Menuju konten utama

Logika Halal dan Sertifikasi MUI

Hukum asal dari segala sesuatu adalah halal dan mubah, selama tidak terdapat ketentuan yang membuat sesuatu yang dimaksud menjadi haram.

Logika Halal dan Sertifikasi MUI
Ilustrasi detergent.

tirto.id - “Gus, tanya. Semua yang halal dimakan itu kan suci, lalu kalau air mani itu gimana Gus? Halal juga dimakan? Kan air mani suci.”

Santri yang sedang bertanya itu teman satu kelas saya. Pertanyaannya mendadak langsung melenyapkan suara satu ruang kelas.

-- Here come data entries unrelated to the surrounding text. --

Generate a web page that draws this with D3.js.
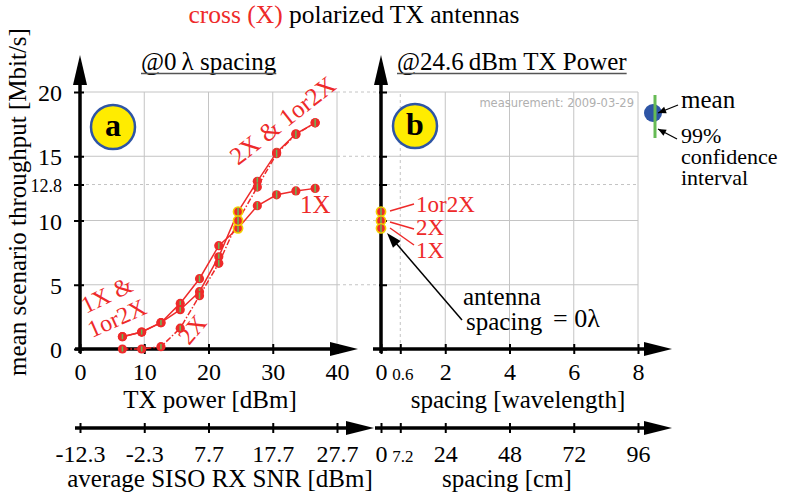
<!DOCTYPE html>
<html><head><meta charset="utf-8">
<script src="https://cdn.jsdelivr.net/npm/d3@7"></script>
<style>
body{margin:0;background:#fff;}
text{font-family:"Liberation Serif","DejaVu Serif",serif;}
</style></head>
<body><svg id="c" width="791" height="494"></svg>
<script>
// ---------- data ----------
const txPower   = [6.6, 9.6, 12.6, 15.6, 18.6, 21.6, 24.6, 27.6, 30.6, 33.6, 36.6];
const tput1X    = [0.96, 1.32, 2.05, 3.55, 5.47, 8.04, 9.39, 11.15, 12.0, 12.3, 12.5];
const tput2X    = [0, 0, 0.18, 1.62, 4.15, 6.67, 9.99, 12.6, 15.2, 16.7, 17.6];
const tput1or2X = [0.96, 1.32, 2.05, 3.06, 4.46, 7.18, 10.69, 13.05, 15.3, 16.75, 17.6];
const ciHalf    = [0.2, 0.2, 0.2, 0.2, 0.25, 0.25, 0.3, 0.3, 0.3, 0.3, 0.3];
const spacingWl = [0];
const b1X = [9.39], b2X = [9.99], b1or2X = [10.69];
const highlightTx = 24.6;
const yTicks = [0, 5, 10, 12.8, 15, 20];
const txTicks = [0, 10, 20, 30, 40];
const snrTicks = [-12.3, -2.3, 7.7, 17.7, 27.7];
const wlTicks = [0, 0.6, 2, 4, 6, 8];
const cmTicks = [0, 7.2, 24, 48, 72, 96];

const RED = "#ee2a2a", GREEN = "#66bb55", YEL = "#f2d200", BLUE = "#2e55a5", GRID = "#c4c4c4";
const FS = 25;
const svg = d3.select("#c");

// ---------- scales ----------
const xL = d3.scaleLinear().domain([0, 40]).range([80, 337]);
const xSnr = d3.scaleLinear().domain([-12.3, 27.7]).range([80, 337]);
const xR = d3.scaleLinear().domain([0, 8]).range([381, 638]);
const xCm = d3.scaleLinear().domain([0, 96]).range([381, 638]);
const y = d3.scaleLinear().domain([0, 20]).range([349, 92]);

// ---------- grid ----------
const grid = svg.append("g");
const solidY = [5, 10, 15, 20];
solidY.forEach(v => grid.append("line").attr("x1", xL(0)).attr("x2", xL(40)).attr("y1", y(v)).attr("y2", y(v)).attr("stroke", GRID));
[10, 20, 30, 40].forEach(v => grid.append("line").attr("x1", xL(v)).attr("x2", xL(v)).attr("y1", y(0)).attr("y2", y(20)).attr("stroke", GRID));
solidY.forEach(v => grid.append("line").attr("x1", xR(0)).attr("x2", xR(8)).attr("y1", y(v)).attr("y2", y(v)).attr("stroke", GRID));
[2, 4, 6, 8].forEach(v => grid.append("line").attr("x1", xR(v)).attr("x2", xR(v)).attr("y1", y(0)).attr("y2", y(20)).attr("stroke", GRID));
grid.append("line").attr("x1", xR(0.6)).attr("x2", xR(0.6)).attr("y1", y(0)).attr("y2", y(20)).attr("stroke", GRID).attr("stroke-dasharray", "3,3");
[5, 10, 12.8, 15, 20].forEach(v => grid.append("line").attr("x1", xL(40)).attr("x2", xR(0)).attr("y1", y(v)).attr("y2", y(v)).attr("stroke", GRID).attr("stroke-dasharray", "3,3"));
grid.append("line").attr("x1", xL(0)).attr("x2", xL(40)).attr("y1", y(12.8)).attr("y2", y(12.8)).attr("stroke", GRID).attr("stroke-dasharray", "3,3");
grid.append("line").attr("x1", xR(0)).attr("x2", xR(8)).attr("y1", y(12.8)).attr("y2", y(12.8)).attr("stroke", GRID).attr("stroke-dasharray", "3,3");

// ---------- axes ----------
const AX = 3.5;
function hArrowAxis(x0, tip, yy) {
  svg.append("line").attr("x1", x0).attr("x2", tip - 20).attr("y1", yy).attr("y2", yy).attr("stroke", "#000").attr("stroke-width", AX);
  svg.append("path").attr("d", `M${tip},${yy} L${tip - 28},${yy - 7} L${tip - 28},${yy + 7} Z`).attr("fill", "#000");
}
function vArrowAxis(xx, y0, tip) {
  svg.append("line").attr("x1", xx).attr("x2", xx).attr("y1", y0).attr("y2", tip + 20).attr("stroke", "#000").attr("stroke-width", AX);
  svg.append("path").attr("d", `M${xx},${tip} L${xx - 7},${tip + 30} L${xx + 7},${tip + 30} Z`).attr("fill", "#000");
}
function bottomTicks(scale, vals, yy, small, labelY) {
  const g = svg.append("g").attr("transform", `translate(0,${yy})`)
    .call(d3.axisBottom(scale).tickValues(vals).tickSize(5).tickPadding(0).tickFormat(d => String(d)));
  g.select(".domain").remove();
  g.selectAll(".tick line").attr("y1", -5).attr("y2", 5).attr("stroke", "#000").attr("stroke-width", 2);
  g.selectAll(".tick text").attr("y", labelY).attr("dy", 0).attr("fill", "#000")
    .style("font-family", '"Liberation Serif",serif')
    .style("font-size", d => small.includes(d) ? "17px" : "24px");
  return g;
}
hArrowAxis(75, 358, 349);
hArrowAxis(373, 672, 349);
vArrowAxis(80, 353, 55);
vArrowAxis(381, 353, 55);
hArrowAxis(75, 374, 428);
hArrowAxis(375, 672, 428);

bottomTicks(xL, txTicks, 349, [], 31);
const gw = bottomTicks(xR, wlTicks, 349, [0.6], 31);
gw.selectAll(".tick text").filter(d => d === 0.6).attr("x", 2);
bottomTicks(xSnr, snrTicks, 428, [], 34);
const gc = bottomTicks(xCm, cmTicks, 428, [7.2], 34);
gc.selectAll(".tick text").filter(d => d === 7.2).attr("x", 2);

const gy = svg.append("g").attr("transform", "translate(80,0)")
  .call(d3.axisLeft(y).tickValues(yTicks).tickSize(5).tickPadding(13).tickFormat(d => String(d)));
gy.select(".domain").remove();
gy.selectAll(".tick line").attr("x1", -6).attr("x2", 4).attr("stroke", "#000").attr("stroke-width", 2);
gy.selectAll(".tick text").attr("fill", "#000").attr("dy", "0.36em")
  .style("font-family", '"Liberation Serif",serif')
  .style("font-size", d => d === 12.8 ? "18px" : "24px");
const gy2 = svg.append("g").attr("transform", "translate(381,0)")
  .call(d3.axisRight(y).tickValues(yTicks).tickSize(6).tickFormat(""));
gy2.select(".domain").remove();
gy2.selectAll(".tick line").attr("x1", -2).attr("stroke", "#000").attr("stroke-width", 2);

function txt(x, yy, s, opts = {}) {
  const t = svg.append("text").attr("x", x).attr("y", yy).text(s)
    .attr("font-size", opts.size || FS).attr("fill", opts.fill || "#000")
    .attr("text-anchor", opts.anchor || "start");
  if (opts.rot !== undefined) t.attr("transform", `rotate(${opts.rot},${x},${yy})`);
  if (opts.family) t.style("font-family", opts.family);
  return t;
}
txt(210, 408, "TX power [dBm]", {anchor: "middle"});
txt(220, 487, "average SISO RX SNR [dBm]", {anchor: "middle"});
txt(518, 408, "spacing [wavelength]", {anchor: "middle"});
txt(507, 487, "spacing [cm]", {anchor: "middle"});
txt(26, 202, "mean scenario throughput [Mbit/s]", {anchor: "middle", rot: -90});

const tt = svg.append("text").attr("x", 354).attr("y", 23).attr("text-anchor", "middle").attr("font-size", 25.5);
tt.append("tspan").attr("fill", RED).text("cross (X)");
tt.append("tspan").attr("fill", "#000").text(" polarized TX antennas");

function underlined(x, yy, s) {
  const t = txt(x, yy, s, {size: FS});
  const w = t.node().getComputedTextLength();
  svg.append("line").attr("x1", x).attr("x2", x + w).attr("y1", yy + 3.5).attr("y2", yy + 3.5).attr("stroke", "#555").attr("stroke-width", 1.5);
}
underlined(141, 70, "@0\u2009λ spacing");
underlined(397, 70, "@24.6\u2009dBm TX Power");

function badge(cx, cy, s) {
  svg.append("circle").attr("cx", cx).attr("cy", cy).attr("r", 22).attr("fill", "#ffec00").attr("stroke", BLUE).attr("stroke-width", 2.5);
  txt(cx, cy + 9, s, {anchor: "middle", size: 32}).attr("font-weight", "bold");
}
badge(113, 127, "a");
badge(415, 126, "b");

txt(634, 107, "measurement: 2009-03-29", {anchor: "end", size: 11.5, fill: "#b0b0b0", family: '"DejaVu Sans",sans-serif'});

// ---------- series ----------
const series = [
  {vals: tput1X, dash: null},
  {vals: tput1or2X, dash: null},
  {vals: tput2X, dash: "6,2,1.5,2"}
];
const line = d3.line().x(d => xL(d[0])).y(d => y(d[1]));
const gs = svg.append("g");
series.forEach(s => {
  const pts = txPower.map((t, i) => [t, s.vals[i]]);
  gs.append("path").attr("d", line(pts)).attr("fill", "none").attr("stroke", RED).attr("stroke-width", 1.5)
    .attr("stroke-dasharray", s.dash);
});
function drawPoint(cx, v, ci, hl) {
  gs.append("circle").attr("cx", cx).attr("cy", y(v)).attr("r", 4.6).attr("fill", RED)
    .attr("stroke", hl ? YEL : "none").attr("stroke-width", hl ? 1.6 : 0);
  gs.append("line").attr("x1", cx).attr("x2", cx).attr("y1", y(v - ci)).attr("y2", y(v + ci)).attr("stroke", GREEN).attr("stroke-width", 1.5);
}
series.forEach(s => txPower.forEach((t, i) => drawPoint(xL(t), s.vals[i], ciHalf[i], t === highlightTx)));
const ci24 = ciHalf[txPower.indexOf(highlightTx)];
[b1or2X, b2X, b1X].forEach(arr => spacingWl.forEach((w, i) => drawPoint(xR(w), arr[i], ci24, true)));

// series labels panel a
txt(86, 314, "1X &", {fill: RED, size: 24, rot: -26});
txt(92, 338, "1or2X", {fill: RED, size: 24, rot: -24});
txt(238, 166, "2X & 1or2X", {fill: RED, size: 25, rot: -38});
txt(189, 346, "2X", {fill: RED, size: 24, rot: -50});
txt(300, 213, "1X", {fill: RED, size: 25});

// labels panel b
[[211, 204, "1or2X", 212], [222, 229, "2X", 235], [228, 245, "1X", 258]].forEach(([y1, y2, s, by]) => {
  svg.append("line").attr("x1", 390).attr("y1", y1).attr("x2", 414).attr("y2", y2).attr("stroke", RED).attr("stroke-width", 1.5);
  txt(416, by, s, {fill: RED, size: 23});
});

// annotation arrow
svg.append("line").attr("x1", 462).attr("y1", 320).attr("x2", 395).attr("y2", 242).attr("stroke", "#000").attr("stroke-width", 1.5);
{
  const ang = Math.atan2(242 - 320, 395 - 462);
  const tx = 387, ty = 233, L = 15, W = 5;
  const bx = tx - L * Math.cos(ang), by = ty - L * Math.sin(ang);
  const px = -Math.sin(ang) * W, py = Math.cos(ang) * W;
  svg.append("path").attr("d", `M${tx},${ty} L${bx + px},${by + py} L${bx - px},${by - py} Z`).attr("fill", "#000");
}
txt(463, 305, "antenna", {size: 25});
txt(466, 330, "spacing", {size: 25});
txt(553, 327, "= 0λ", {size: 26});

// ---------- legend ----------
svg.append("circle").attr("cx", 653).attr("cy", 113).attr("r", 9).attr("fill", BLUE);
svg.append("line").attr("x1", 655).attr("x2", 655).attr("y1", 95).attr("y2", 138).attr("stroke", GREEN).attr("stroke-width", 3);
function smallArrow(x1, y1, x2, y2) {
  svg.append("line").attr("x1", x1).attr("y1", y1).attr("x2", x2).attr("y2", y2).attr("stroke", "#000").attr("stroke-width", 1.3);
  const ang = Math.atan2(y2 - y1, x2 - x1), L = 8, W = 3.5;
  const bx = x2 - L * Math.cos(ang), by = y2 - L * Math.sin(ang);
  const px = -Math.sin(ang) * W, py = Math.cos(ang) * W;
  svg.append("path").attr("d", `M${x2},${y2} L${bx + px},${by + py} L${bx - px},${by - py} Z`).attr("fill", "#000");
}
smallArrow(678, 105, 658, 113);
smallArrow(677, 139, 658, 129);
txt(681, 108, "mean", {size: 25});
txt(681, 143, "99%", {size: 22});
txt(681, 164, "confidence", {size: 22});
txt(681, 185, "interval", {size: 22});
</script></body></html>
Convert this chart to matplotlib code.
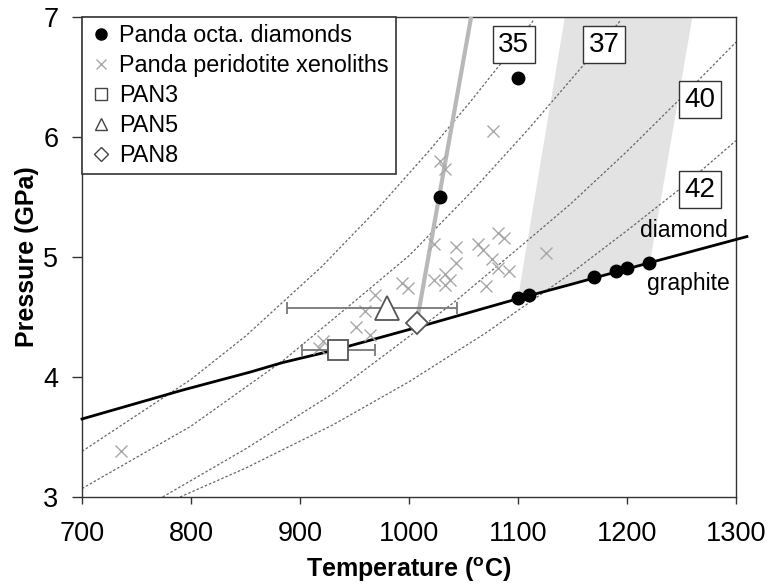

Sunyi seketika. Barangkali saat itu semua sepakat pertanyaan tersebut tidak sopan. Akan tetapi, dalam hati kecil saya ada juga rasa penasaran. Kalau dipikir kembali, pertanyaan ini memang penting.

Sore itu sedang berlangsung kelas Diniyah yang sedang mengaji kitab At-Tadzhib fi Adilatit Taqrib. Sebuah kitab rujukan ilmu fikih ulama kontemporer dari Suriah, Prof. Dr. Mushthafa Dib al-Bugha.

Ustaz saya cuma tersenyum. Lalu sambil berjalan menuju ke meja santri yang bertanya, ia menyerahkan sajadah. Kemudian kembali lagi ke depan. Teman saya kikuk. Tidak tahu apa artinya.

“Jadi, jawabannya Gus?”

“Ya itu jawabannya,” kata Ustaz saya sambil menunjuk.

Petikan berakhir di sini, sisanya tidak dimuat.